START

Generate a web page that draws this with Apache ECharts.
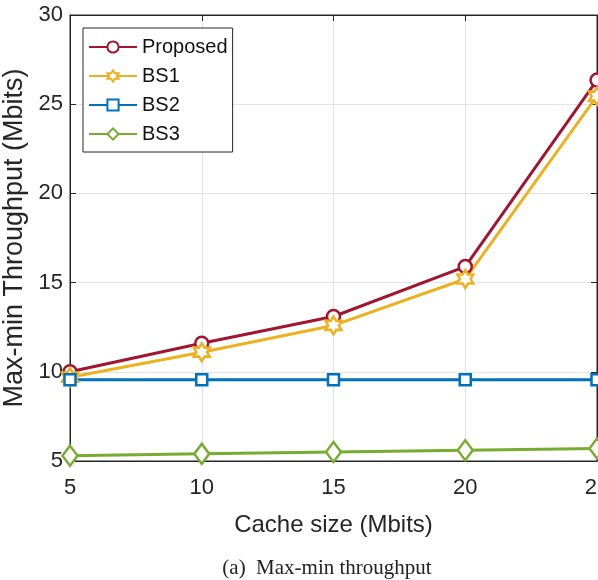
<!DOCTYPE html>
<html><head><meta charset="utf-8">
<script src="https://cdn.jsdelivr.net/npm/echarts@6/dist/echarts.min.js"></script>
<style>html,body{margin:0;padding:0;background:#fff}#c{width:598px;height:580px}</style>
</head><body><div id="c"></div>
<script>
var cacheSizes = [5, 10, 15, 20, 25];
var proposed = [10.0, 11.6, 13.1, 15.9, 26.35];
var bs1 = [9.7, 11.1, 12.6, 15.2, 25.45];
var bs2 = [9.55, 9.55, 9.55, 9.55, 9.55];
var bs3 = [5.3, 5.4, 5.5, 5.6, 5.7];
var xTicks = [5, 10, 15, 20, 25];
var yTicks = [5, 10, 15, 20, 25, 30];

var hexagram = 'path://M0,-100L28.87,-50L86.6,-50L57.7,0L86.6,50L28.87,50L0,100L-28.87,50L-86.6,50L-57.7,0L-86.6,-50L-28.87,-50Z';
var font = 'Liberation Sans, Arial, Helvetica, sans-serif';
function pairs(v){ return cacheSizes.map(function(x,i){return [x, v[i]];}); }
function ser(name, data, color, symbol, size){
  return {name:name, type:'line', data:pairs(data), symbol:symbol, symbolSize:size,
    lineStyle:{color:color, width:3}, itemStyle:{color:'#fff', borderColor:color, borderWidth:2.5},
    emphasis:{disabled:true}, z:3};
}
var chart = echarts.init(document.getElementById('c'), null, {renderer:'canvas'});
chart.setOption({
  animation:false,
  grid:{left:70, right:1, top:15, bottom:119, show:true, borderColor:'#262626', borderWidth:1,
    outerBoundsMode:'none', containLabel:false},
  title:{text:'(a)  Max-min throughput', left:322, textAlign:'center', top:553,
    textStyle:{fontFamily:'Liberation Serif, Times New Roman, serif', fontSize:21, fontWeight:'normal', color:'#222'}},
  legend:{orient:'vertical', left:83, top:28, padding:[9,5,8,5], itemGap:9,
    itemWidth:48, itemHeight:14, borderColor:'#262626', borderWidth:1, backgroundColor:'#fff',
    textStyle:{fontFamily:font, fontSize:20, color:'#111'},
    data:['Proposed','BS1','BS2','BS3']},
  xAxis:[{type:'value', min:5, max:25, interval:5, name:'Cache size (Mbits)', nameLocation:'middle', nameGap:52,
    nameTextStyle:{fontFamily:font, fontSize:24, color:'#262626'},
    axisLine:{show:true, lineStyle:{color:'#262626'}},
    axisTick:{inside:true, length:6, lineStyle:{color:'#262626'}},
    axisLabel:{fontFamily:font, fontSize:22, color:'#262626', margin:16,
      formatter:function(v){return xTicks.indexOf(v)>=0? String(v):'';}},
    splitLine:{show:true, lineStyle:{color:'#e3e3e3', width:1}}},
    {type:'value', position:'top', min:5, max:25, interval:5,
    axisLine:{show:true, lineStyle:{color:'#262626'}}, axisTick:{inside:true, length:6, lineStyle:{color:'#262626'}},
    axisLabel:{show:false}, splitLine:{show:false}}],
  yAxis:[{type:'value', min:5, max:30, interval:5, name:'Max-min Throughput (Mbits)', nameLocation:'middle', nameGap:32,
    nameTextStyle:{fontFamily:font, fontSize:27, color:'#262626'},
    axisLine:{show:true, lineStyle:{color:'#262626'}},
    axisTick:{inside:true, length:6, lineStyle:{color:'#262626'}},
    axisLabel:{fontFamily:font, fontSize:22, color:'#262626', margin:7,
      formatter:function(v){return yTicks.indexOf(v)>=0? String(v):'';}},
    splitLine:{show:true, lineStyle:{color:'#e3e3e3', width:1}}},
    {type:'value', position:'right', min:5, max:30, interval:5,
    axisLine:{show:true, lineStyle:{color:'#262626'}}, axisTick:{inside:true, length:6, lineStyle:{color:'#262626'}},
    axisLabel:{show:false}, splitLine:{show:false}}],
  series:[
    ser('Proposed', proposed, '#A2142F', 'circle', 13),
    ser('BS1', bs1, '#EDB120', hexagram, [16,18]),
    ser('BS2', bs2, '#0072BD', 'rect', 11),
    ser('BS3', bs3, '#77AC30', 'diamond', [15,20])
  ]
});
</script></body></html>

END

Objective
Copy each line exactly, and leave the pictures out of your copy.

Complete response
Generate a web page that draws this with Apache ECharts.
<!DOCTYPE html>
<html><head><meta charset="utf-8">
<script src="https://cdn.jsdelivr.net/npm/echarts@6/dist/echarts.min.js"></script>
<style>html,body{margin:0;padding:0;background:#fff}#c{width:598px;height:580px}</style>
</head><body><div id="c"></div>
<script>
var cacheSizes = [5, 10, 15, 20, 25];
var proposed = [10.0, 11.6, 13.1, 15.9, 26.35];
var bs1 = [9.7, 11.1, 12.6, 15.2, 25.45];
var bs2 = [9.55, 9.55, 9.55, 9.55, 9.55];
var bs3 = [5.3, 5.4, 5.5, 5.6, 5.7];
var xTicks = [5, 10, 15, 20, 25];
var yTicks = [5, 10, 15, 20, 25, 30];

var hexagram = 'path://M0,-100L28.87,-50L86.6,-50L57.7,0L86.6,50L28.87,50L0,100L-28.87,50L-86.6,50L-57.7,0L-86.6,-50L-28.87,-50Z';
var font = 'Liberation Sans, Arial, Helvetica, sans-serif';
function pairs(v){ return cacheSizes.map(function(x,i){return [x, v[i]];}); }
function ser(name, data, color, symbol, size){
  return {name:name, type:'line', data:pairs(data), symbol:symbol, symbolSize:size,
    lineStyle:{color:color, width:3}, itemStyle:{color:'#fff', borderColor:color, borderWidth:2.5},
    emphasis:{disabled:true}, z:3};
}
var chart = echarts.init(document.getElementById('c'), null, {renderer:'canvas'});
chart.setOption({
  animation:false,
  grid:{left:70, right:1, top:15, bottom:119, show:true, borderColor:'#262626', borderWidth:1,
    outerBoundsMode:'none', containLabel:false},
  title:{text:'(a)  Max-min throughput', left:322, textAlign:'center', top:553,
    textStyle:{fontFamily:'Liberation Serif, Times New Roman, serif', fontSize:21, fontWeight:'normal', color:'#222'}},
  legend:{orient:'vertical', left:83, top:28, padding:[9,5,8,5], itemGap:9,
    itemWidth:48, itemHeight:14, borderColor:'#262626', borderWidth:1, backgroundColor:'#fff',
    textStyle:{fontFamily:font, fontSize:20, color:'#111'},
    data:['Proposed','BS1','BS2','BS3']},
  xAxis:[{type:'value', min:5, max:25, interval:5, name:'Cache size (Mbits)', nameLocation:'middle', nameGap:52,
    nameTextStyle:{fontFamily:font, fontSize:24, color:'#262626'},
    axisLine:{show:true, lineStyle:{color:'#262626'}},
    axisTick:{inside:true, length:6, lineStyle:{color:'#262626'}},
    axisLabel:{fontFamily:font, fontSize:22, color:'#262626', margin:16,
      formatter:function(v){return xTicks.indexOf(v)>=0? String(v):'';}},
    splitLine:{show:true, lineStyle:{color:'#e3e3e3', width:1}}},
    {type:'value', position:'top', min:5, max:25, interval:5,
    axisLine:{show:true, lineStyle:{color:'#262626'}}, axisTick:{inside:true, length:6, lineStyle:{color:'#262626'}},
    axisLabel:{show:false}, splitLine:{show:false}}],
  yAxis:[{type:'value', min:5, max:30, interval:5, name:'Max-min Throughput (Mbits)', nameLocation:'middle', nameGap:32,
    nameTextStyle:{fontFamily:font, fontSize:27, color:'#262626'},
    axisLine:{show:true, lineStyle:{color:'#262626'}},
    axisTick:{inside:true, length:6, lineStyle:{color:'#262626'}},
    axisLabel:{fontFamily:font, fontSize:22, color:'#262626', margin:7,
      formatter:function(v){return yTicks.indexOf(v)>=0? String(v):'';}},
    splitLine:{show:true, lineStyle:{color:'#e3e3e3', width:1}}},
    {type:'value', position:'right', min:5, max:30, interval:5,
    axisLine:{show:true, lineStyle:{color:'#262626'}}, axisTick:{inside:true, length:6, lineStyle:{color:'#262626'}},
    axisLabel:{show:false}, splitLine:{show:false}}],
  series:[
    ser('Proposed', proposed, '#A2142F', 'circle', 13),
    ser('BS1', bs1, '#EDB120', hexagram, [16,18]),
    ser('BS2', bs2, '#0072BD', 'rect', 11),
    ser('BS3', bs3, '#77AC30', 'diamond', [15,20])
  ]
});
</script></body></html>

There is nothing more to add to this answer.